Discovered last April 10 by Man Yue Mo, security researcher at software analytics firm Semmle, the flaw is the result of improper validation of trusted user data in the very core of Struts versions 2.3 through 2.3.34 and 2.5 through 2.5.16. On June 25, the Apache Software Foundation published the code change that patches the problem, and followed that action up today with the release of fixed versions 2.3.35 and 2.5.17.
Applications that are vulnerable to the bug, designated CVE-2018-11776, can be exploited via at least two attack vectors. As the Apache Struts developers explain in their security bulletin: “It is possible to perform a RCE attack when namespace value isn’t set for a result defined in underlying configurations and in same time, its upper action(s) configurations have no or wildcard namespace. Same possibility when using url tag which doesn’t have value and action set and in same time, its upper action(s) configurations have no or wildcard namespace.”
Attackers can exploit this situation “by injecting their own namespace as a parameter in an HTTP request. The value of that parameter is insufficiently validated by the Struts framework, and can be any OGNL string,” explains Semmle in its own blog post, referring to Object-Graph Navigation Language, which is used to customize Apache Struts’ behavior. However, Semmle notes, applications are only vulnerable to such attacks under two conditions:
1. The always Select Full Namespace flag is set to true in the Struts configuration.

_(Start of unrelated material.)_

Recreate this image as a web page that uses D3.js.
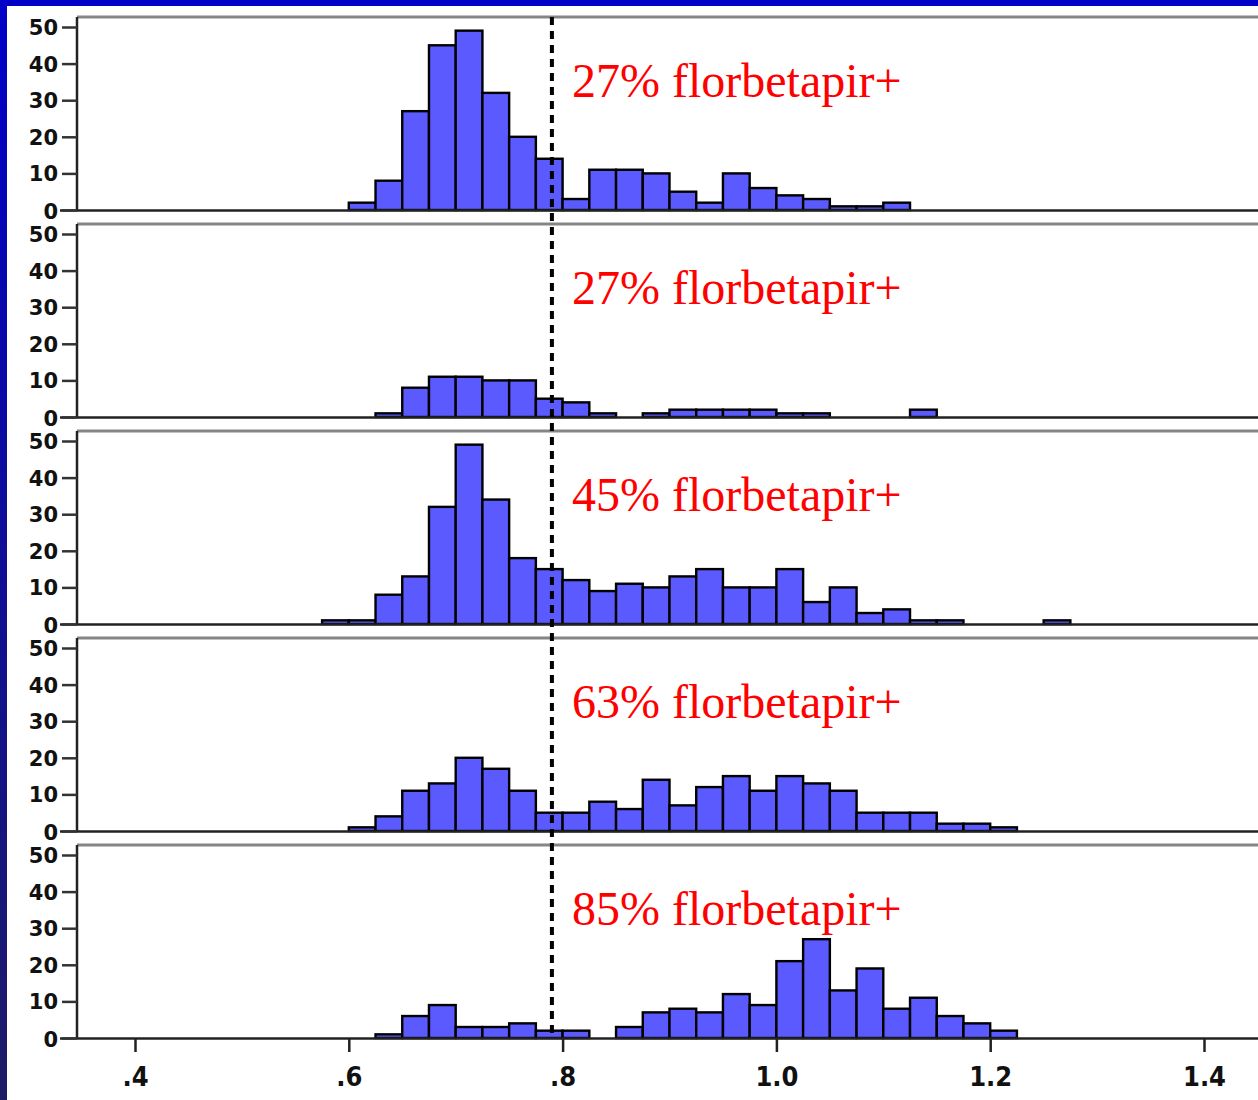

2. The Struts config file contains contains an <action …> tag that does not specify the optional namespace attribute, or specifies a wildcard namespace.
Semmle further reports that CVE-2018-11776 is similar to CVE-2017-5638, a vulnerability that was exploited in the infamous Equifax data breach.
“Critical remote code execution vulnerabilities like the one that affected Equifax and the one we announced today are incredibly dangerous for several reasons: Struts is used for publicly-accessible customer-facing websites, vulnerable systems are easily identified, and the flaw is easy to exploit,” said Pavel Avgustinov, Semmle co-founder and VP of QL engineering, in the company blog post. “A hacker can find their way in within minutes, and exfiltrate data or stage further attacks from the compromised system. It’s crucially important to update affected systems immediately; to wait is to take an irresponsible risk.”